Cuban officials say the shortage is the result of the global financial crisis and three hurricanes last summer, which forced cuts in imports and in domestic production because of reductions in electricity and imports of raw materials.

The shortage is no joking matter for Cubans.

Toilet paper is not included in the ration card that covers basic goods at highly subsidized prices, so Cubans have long been forced to buy supplies at “hard-currency stores” or use alternatives; Chinese and North Korean magazines have been a favorite because of their soft paper.

On Tuesday, a pack of four Cuban-manufactured toilet-paper rolls was selling in Havana for the equivalent of about 28 pesos, or about two days’ salary for the average worker.

“Right now almost all the stores are out of it, and it’s a miracle that I found it,” said a Havana retiree, who asked for anonymity, in a telephone interview from Miami.

Cuban officials quoted this month in the official Radio Rebelde predicted “an important importation of toilet paper” by the end of the year “to supply this demand that today is presenting problems.”

The Productos Sanitarios Proa factory in Matanzas province also produces toilet paper.

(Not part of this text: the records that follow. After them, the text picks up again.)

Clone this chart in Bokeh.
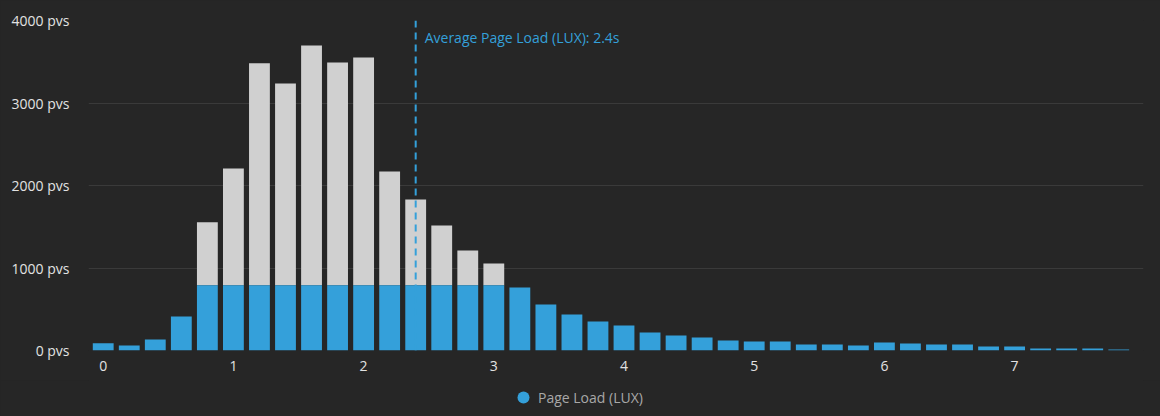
from bokeh.plotting import figure
from bokeh.layouts import column
from bokeh.models import Range1d, Span, Label, Legend, LegendItem, PrintfTickFormatter, FixedTicker, ColumnDataSource
from bokeh.embed import file_html
from bokeh.resources import INLINE

# ---- data ----
bins = [0.0, 0.2, 0.4, 0.6, 0.8, 1.0, 1.2, 1.4, 1.6, 1.8,
        2.0, 2.2, 2.4, 2.6, 2.8, 3.0, 3.2, 3.4, 3.6, 3.8,
        4.0, 4.2, 4.4, 4.6, 4.8, 5.0, 5.2, 5.4, 5.6, 5.8,
        6.0, 6.2, 6.4, 6.6, 6.8, 7.0, 7.2, 7.4, 7.6, 7.8]
totals = [88, 60, 133, 412, 1555, 2206, 3483, 3236, 3697, 3491,
          3552, 2170, 1830, 1515, 1212, 1055, 764, 558, 436, 352,
          303, 218, 182, 158, 121, 109, 109, 73, 73, 61,
          97, 85, 73, 73, 48, 48, 24, 24, 24, 12]
blue = [88, 60, 133, 412, 790, 790, 790, 790, 790, 790,
        790, 790, 790, 790, 790, 790, 764, 558, 436, 352,
        303, 218, 182, 158, 121, 109, 109, 73, 73, 61,
        97, 85, 73, 73, 48, 48, 24, 24, 24, 12]
y_ticks = [0, 1000, 2000, 3000, 4000]
x_ticks = [0, 1, 2, 3, 4, 5, 6, 7]
average = 2.4
series_name = "Page Load (LUX)"
avg_label = "Average Page Load (LUX): 2.4s"

BG = "#262626"
BLUE = "#34a0da"
GREY = "#d0d0d0"
FONT = "Open Sans"

src = ColumnDataSource(dict(x=bins, total=totals, blue=blue))

p = figure(width=1160, height=380, output_backend="svg", toolbar_location=None,
           x_range=Range1d(-0.113, 7.99), y_range=Range1d(0, 4000),
           min_border_left=88, min_border_right=17, min_border_top=20, min_border_bottom=30)
p.background_fill_color = BG
p.border_fill_color = BG
p.outline_line_color = None
p.styles = {"background-color": BG}

p.vbar(x="x", bottom="blue", top="total", width=0.16, source=src, fill_color=GREY, line_color=None)
p.vbar(x="x", bottom=0, top="blue", width=0.16, source=src, fill_color=BLUE, line_color=None)

p.xgrid.grid_line_color = None
p.ygrid.grid_line_color = "#3a3a3a"
p.ygrid.ticker = FixedTicker(ticks=y_ticks)

p.yaxis.ticker = FixedTicker(ticks=y_ticks)
p.yaxis.formatter = PrintfTickFormatter(format="%d pvs")
p.xaxis.ticker = FixedTicker(ticks=x_ticks)
for ax in (p.xaxis, p.yaxis):
    ax.axis_line_color = None
    ax.major_tick_line_color = None
    ax.minor_tick_line_color = None
    ax.major_label_text_color = "#e2e2e2"
    ax.major_label_text_font = FONT
    ax.major_label_text_font_size = "14px"
p.yaxis.major_label_standoff = 13
p.xaxis.major_label_standoff = 4

p.add_layout(Span(location=average, dimension="height", line_color=BLUE,
                  line_width=2, line_dash="7 5"))
p.add_layout(Label(x=average, y=3794, x_offset=9, text=avg_label, text_color=BLUE,
                   text_font=FONT, text_font_size="14px", text_baseline="middle"))

# legend strip below the chart
lg = figure(width=1160, height=36, output_backend="svg", toolbar_location=None,
            x_range=Range1d(0, 1), y_range=Range1d(0, 1),
            x_axis_type=None, y_axis_type=None,
            min_border_left=0, min_border_right=0, min_border_top=0, min_border_bottom=0)
lg.background_fill_color = BG
lg.border_fill_color = BG
lg.outline_line_color = None
lg.styles = {"background-color": BG}
lg.xgrid.visible = False
lg.ygrid.visible = False
dummy = lg.scatter(x=[-10], y=[-10], marker="circle", size=12, fill_color=BLUE, line_color=None)
legend = Legend(items=[LegendItem(label=series_name, renderers=[dummy])],
                location=(420, 4), orientation="horizontal",
                background_fill_alpha=0, border_line_color=None,
                label_text_color="#a8a8a8", label_text_font=FONT, label_text_font_size="14px",
                glyph_width=30, glyph_height=30, label_standoff=0, padding=0, margin=0)
lg.add_layout(legend, "center")

layout = column(p, lg, spacing=0)
layout.styles = {"background-color": BG}
html = file_html(layout, INLINE)
html = html.replace("<body>", '<body style="background:%s;">' % BG, 1)
open("out.html", "w").write(html)
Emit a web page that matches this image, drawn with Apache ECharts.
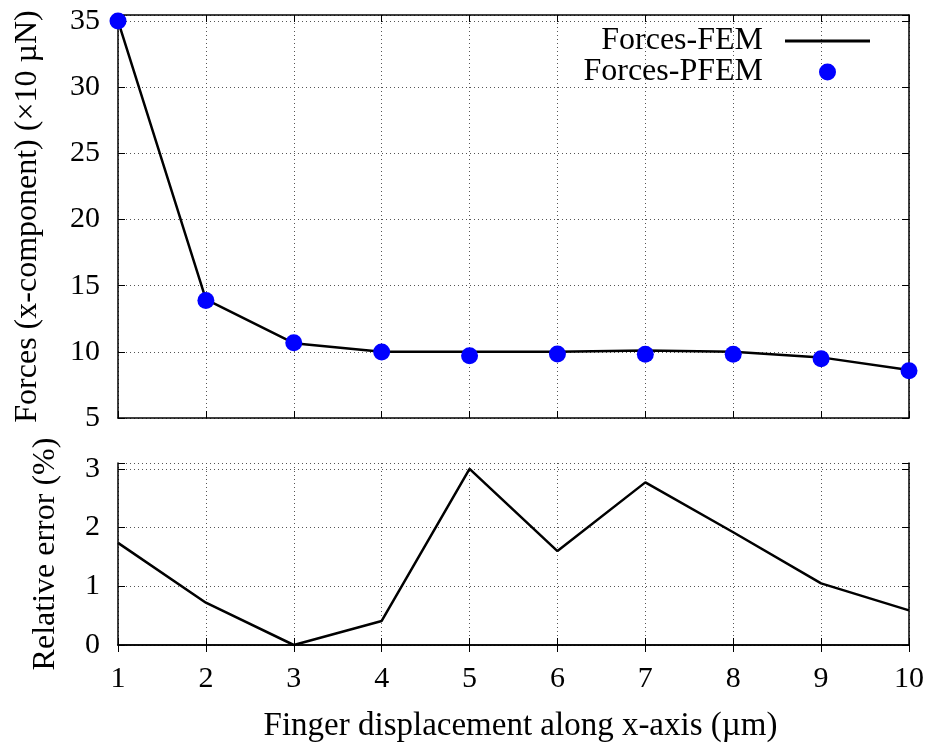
<!DOCTYPE html>
<html>
<head>
<meta charset="utf-8">
<script src="https://cdn.jsdelivr.net/npm/echarts@6/dist/echarts.min.js"></script>
<style>
  html, body { margin: 0; padding: 0; background: #fff; }
  #chart { width: 932px; height: 747px; }
</style>
</head>
<body>
<div id="chart"></div>
<script>
// Finger displacement (µm) vs x-force, FEM reference vs PFEM, plus relative error.
const displacement = [1, 2, 3, 4, 5, 6, 7, 8, 9, 10];
const forcesFEM = [35.0, 13.97, 10.65, 10.0, 10.0, 10.0, 10.1, 10.0, 9.58, 8.63];
const forcesPFEM = [35.0, 13.87, 10.68, 9.98, 9.7, 9.84, 9.82, 9.81, 9.47, 8.57];
const relError = [1.74, 0.72, 0.0, 0.41, 3.0, 1.6, 2.77, 1.92, 1.05, 0.59];

const FONT = 'Liberation Serif';
const pairs = (ys) => displacement.map((x, i) => [x, ys[i]]);

const grid = (top, height) => ({ left: 118, right: 23, top, height, outerBoundsMode: 'none', containLabel: false });
const frameLine = { show: true, lineStyle: { color: '#000', width: 1.5 } };
const inTicks = { show: true, inside: true, length: 7, lineStyle: { color: '#000', width: 1 } };
const dotted = { show: true, lineStyle: { color: '#555', width: 1, type: [1, 3] } };
const tickFont = { fontFamily: FONT, fontSize: 30, color: '#000' };
const nameFont = { fontFamily: FONT, fontSize: 32, color: '#000' };
const legendFont = { fontFamily: FONT, fontSize: 32, color: '#000' };

function xAxis(gridIndex, position, opts) {
  return Object.assign({
    type: 'value', gridIndex, position, min: 1, max: 10, interval: 1,
    axisLine: frameLine, axisTick: inTicks, splitLine: { show: false },
    axisLabel: { show: false },
  }, opts);
}
function yAxis(gridIndex, position, min, max, interval, opts) {
  return Object.assign({
    type: 'value', gridIndex, position, min, max, interval,
    axisLine: frameLine, axisTick: inTicks, splitLine: { show: false },
    axisLabel: { show: false },
  }, opts);
}
const wholeOnly = (v) => (Math.abs(v - Math.round(v)) < 1e-6 ? String(Math.round(v)) : '');

const chart = echarts.init(document.getElementById('chart'), null, { renderer: 'canvas' });
chart.setOption({
  animation: false,
  backgroundColor: '#fff',
  grid: [grid(15, 403), grid(463, 182)],
  xAxis: [
    xAxis(0, 'bottom', { splitLine: dotted }),
    xAxis(0, 'top'),
    xAxis(1, 'bottom', {
      splitLine: dotted,
      axisLabel: Object.assign({ show: true, margin: 19 }, tickFont),
      name: 'Finger displacement along x-axis (\u00b5m)',
      nameLocation: 'middle', nameGap: 65,
      nameTextStyle: Object.assign({}, nameFont, { fontSize: 33, padding: [0, 0, 0, 14] }),
    }),
    xAxis(1, 'top'),
  ],
  yAxis: [
    yAxis(0, 'left', 5, 35.45, 5, {
      splitLine: dotted,
      axisLabel: Object.assign({ show: true, margin: 18, formatter: (v) => (v % 5 === 0 ? String(v) : '') }, tickFont),
      name: 'Forces (x-component) (\u00d710 \u00b5N)',
      nameLocation: 'middle', nameRotate: 90, nameGap: 74, nameTextStyle: nameFont,
    }),
    yAxis(0, 'right', 5, 35.45, 5),
    yAxis(1, 'left', 0, 3.1, 1, {
      splitLine: dotted,
      axisLabel: Object.assign({ show: true, margin: 18, formatter: wholeOnly }, tickFont),
      name: 'Relative error (%)',
      nameLocation: 'middle', nameRotate: 90, nameGap: 56, nameTextStyle: nameFont,
    }),
    yAxis(1, 'right', 0, 3.1, 1),
  ],
  legend: [
    {
      data: ['Forces-FEM'], right: 62, top: 25, padding: 0, orient: 'vertical', align: 'right',
      itemWidth: 85, itemHeight: 3, icon: 'rect',
      itemStyle: { color: '#000', borderWidth: 0 },
      textStyle: Object.assign({ padding: [0, 17, 0, 0] }, legendFont),
      selectedMode: false,
    },
    {
      data: ['Forces-PFEM'], right: 96, top: 56, padding: 0, orient: 'vertical', align: 'right',
      itemWidth: 17, itemHeight: 17, icon: 'circle',
      textStyle: Object.assign({ padding: [0, 51, 0, 0] }, legendFont),
      selectedMode: false,
    },
  ],
  series: [
    {
      name: 'Forces-FEM', type: 'line', xAxisIndex: 0, yAxisIndex: 0,
      data: pairs(forcesFEM), symbol: 'none', z: 2,
      lineStyle: { color: '#000', width: 2.5 }, itemStyle: { color: '#000' },
    },
    {
      name: 'Forces-PFEM', type: 'scatter', xAxisIndex: 0, yAxisIndex: 0,
      data: pairs(forcesPFEM), symbol: 'circle', symbolSize: 17, z: 3,
      itemStyle: { color: '#0000ff', opacity: 1 },
    },
    {
      name: 'Relative error', type: 'line', xAxisIndex: 2, yAxisIndex: 2,
      data: pairs(relError), symbol: 'none',
      lineStyle: { color: '#000', width: 2.5 },
    },
  ],
});
</script>
</body>
</html>
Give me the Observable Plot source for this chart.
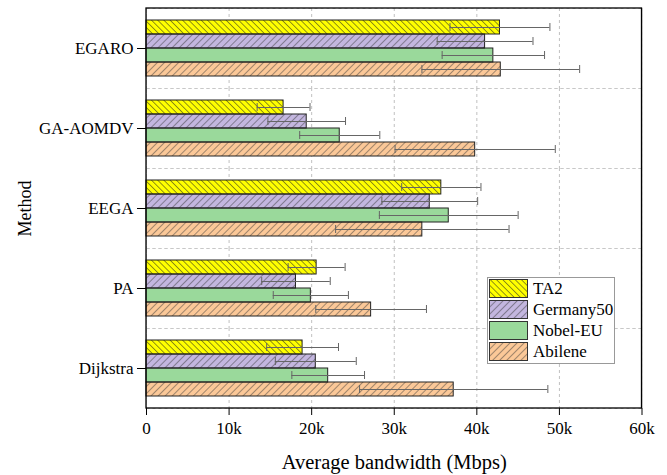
<!DOCTYPE html>
<html><head><meta charset="utf-8">
<script src="https://cdn.jsdelivr.net/npm/d3@7"></script>
<script src="https://cdn.jsdelivr.net/npm/@observablehq/plot@0.6"></script>
<style>
body{margin:0;background:#fff;}
#wrap{position:relative;width:667px;height:475px;}
#wrap svg text{font-family:"Liberation Serif","Times New Roman",Times,serif;}
#legend{position:absolute;left:487px;top:277px;width:128px;height:87px;border:1px solid #999;background:#fff;box-sizing:border-box;font-family:"Liberation Serif","Times New Roman",Times,serif;font-size:17px;padding:1px 0 0 1px;}
.row{display:flex;align-items:center;height:19px;margin-bottom:2px;}
.row span{font-family:"Liberation Serif","Times New Roman",Times,serif;font-size:17px;line-height:19px;}
.row svg{display:block;margin-right:5px;}
</style></head><body>
<svg width="0" height="0" style="position:absolute">
<defs>
<pattern id="hatchBack" patternUnits="userSpaceOnUse" width="4.4" height="4.4" patternTransform="rotate(-45)"><line x1="0" y1="0" x2="0" y2="4.4" stroke="#222" stroke-width="1"/></pattern>
<pattern id="hatchFwd" patternUnits="userSpaceOnUse" width="5" height="5" patternTransform="rotate(45)"><line x1="0" y1="0" x2="0" y2="5" stroke="#333" stroke-width="0.9"/></pattern>
</defs></svg>
<div id="wrap"><div id="legend"></div></div>
<script>
const methods = ["EGARO", "GA-AOMDV", "EEGA", "PA", "Dijkstra"];
const series = ["TA2", "Germany50", "Nobel-EU", "Abilene"];
const seriesColors = ["#ffff00", "#c3b6df", "#9ad99b", "#fbc898"];
const seriesHatch = ["url(#hatchBack)", "url(#hatchFwd)", null, "url(#hatchFwd)"];

const ta2Mean       = [42800, 16600, 35700, 20600, 18900];
const germany50Mean = [41000, 19400, 34300, 18100, 20500];
const nobelEuMean   = [42000, 23400, 36600, 19900, 22000];
const abileneMean   = [42900, 39800, 33400, 27200, 37200];

const ta2Err        = [6050, 3200, 4800, 3450, 4350];
const germany50Err  = [5800, 4700, 5800, 4150, 4900];
const nobelEuErr    = [6200, 4850, 8400, 4550, 4400];
const abileneErr    = [9550, 9700, 10500, 6700, 11400];

const xTicks = [0, 10000, 20000, 30000, 40000, 50000, 60000];
const xTitle = "Average bandwidth (Mbps)";
const yTitle = "Method";

const meansBySeries = [ta2Mean, germany50Mean, nobelEuMean, abileneMean];
const errsBySeries = [ta2Err, germany50Err, nobelEuErr, abileneErr];
const rows = [];
methods.forEach((m, i) => series.forEach((s, j) => rows.push({method: m, series: s, mean: meansBySeries[j][i], err: errsBySeries[j][i]})));

const hatchMarks = series.map((s, j) => seriesHatch[j] ? Plot.barX(rows.filter(d => d.series === s), {x: "mean", y: "series", fy: "method", fill: seriesHatch[j]}) : null).filter(Boolean);

const plot = Plot.plot({
  width: 667, height: 475,
  marginLeft: 146, marginRight: 25.5, marginTop: 8, marginBottom: 67,
  style: {fontFamily: "'Liberation Serif', 'Times New Roman', serif", fontSize: "17px", background: "#fff", color: "#000"},
  x: {domain: [0, 60000]},
  y: {domain: series, paddingInner: 0, paddingOuter: 0.857, axis: null},
  fy: {domain: methods, padding: 0},
  color: {domain: series, range: seriesColors},
  marks: [
    Plot.frame({stroke: "#c8c8c8", strokeDasharray: "3,3"}),
    Plot.gridX(xTicks, {stroke: "#c0c0c0", strokeOpacity: 1, strokeDasharray: "3,3"}),
    Plot.barX(rows, {x: "mean", y: "series", fy: "method", fill: "series"}),
    ...hatchMarks,
    Plot.barX(rows, {x: "mean", y: "series", fy: "method", fill: "none", stroke: "#222", strokeWidth: 1}),
    Plot.ruleY(rows, {x1: d => d.mean - d.err, x2: d => d.mean + d.err, y: "series", fy: "method", stroke: "#666", strokeWidth: 1}),
    Plot.tickX(rows, {x: d => d.mean - d.err, y: "series", fy: "method", stroke: "#666", insetTop: 3, insetBottom: 3}),
    Plot.tickX(rows, {x: d => d.mean + d.err, y: "series", fy: "method", stroke: "#666", insetTop: 3, insetBottom: 3}),
    Plot.axisX({anchor: "bottom", ticks: xTicks, tickFormat: d => d === 0 ? "0" : `${d / 1000}k`, tickSize: 7, tickPadding: 6, label: xTitle, labelAnchor: "center", labelOffset: 60}),
    Plot.axisFy({anchor: "left", tickSize: 9, tickPadding: 4, label: yTitle, labelAnchor: "center", labelOffset: 128})
  ]
});

const svg = d3.select(plot.tagName === "svg" ? plot : plot.querySelector("svg"));
svg.selectAll("text").each(function() {
  const t = this.textContent;
  if (t.includes("Average")) {
    d3.select(this).text(xTitle).style("font-size", "20.5px");
  } else if (t.includes(yTitle)) {
    d3.select(this).text(yTitle).style("font-size", "18px");
  }
});
const xs = plot.scale("x");
svg.append("rect")
  .attr("x", xs.range[0]).attr("y", 8)
  .attr("width", xs.range[1] - xs.range[0]).attr("height", 475 - 67 - 8)
  .attr("fill", "none").attr("stroke", "#000").attr("stroke-width", 1.3);

document.getElementById("wrap").prepend(plot);

const legend = d3.select("#legend");
series.forEach((s, j) => {
  const row = legend.append("div").attr("class", "row");
  const sw = row.append("svg").attr("width", 39).attr("height", 19);
  sw.append("rect").attr("x", 0.5).attr("y", 0.5).attr("width", 38).attr("height", 18).attr("fill", seriesColors[j]);
  if (seriesHatch[j]) sw.append("rect").attr("x", 0.5).attr("y", 0.5).attr("width", 38).attr("height", 18).attr("fill", seriesHatch[j]);
  sw.append("rect").attr("x", 0.5).attr("y", 0.5).attr("width", 38).attr("height", 18).attr("fill", "none").attr("stroke", "#333");
  row.append("span").text(s);
});
</script>
</body></html>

Many Cuban factories have suffered from shortages of imported raw materials and government-forced closings to save on electricity.

The government-imposed closings of factories and offices to save on electricity may be helping to ease the toilet-paper shortage, according to the retiree.

Many copies of Granma and other newspapers sent to distribution points for later delivery to factories and offices are not being picked up because of the closures, the retiree said, and are being sold.

Many retirees, he added, are hitting predawn lines at those distribution points to buy 10 to 15 copies of daily and older versions of the newspapers for bathroom use, wrapping garbage and other household uses.

The retirees pay 20 Cuban cents a copy — about 0.007 of a U.S. cent — and resell it to neighbors for up to 20 Cuban pesos, or about 71 U.S. cents.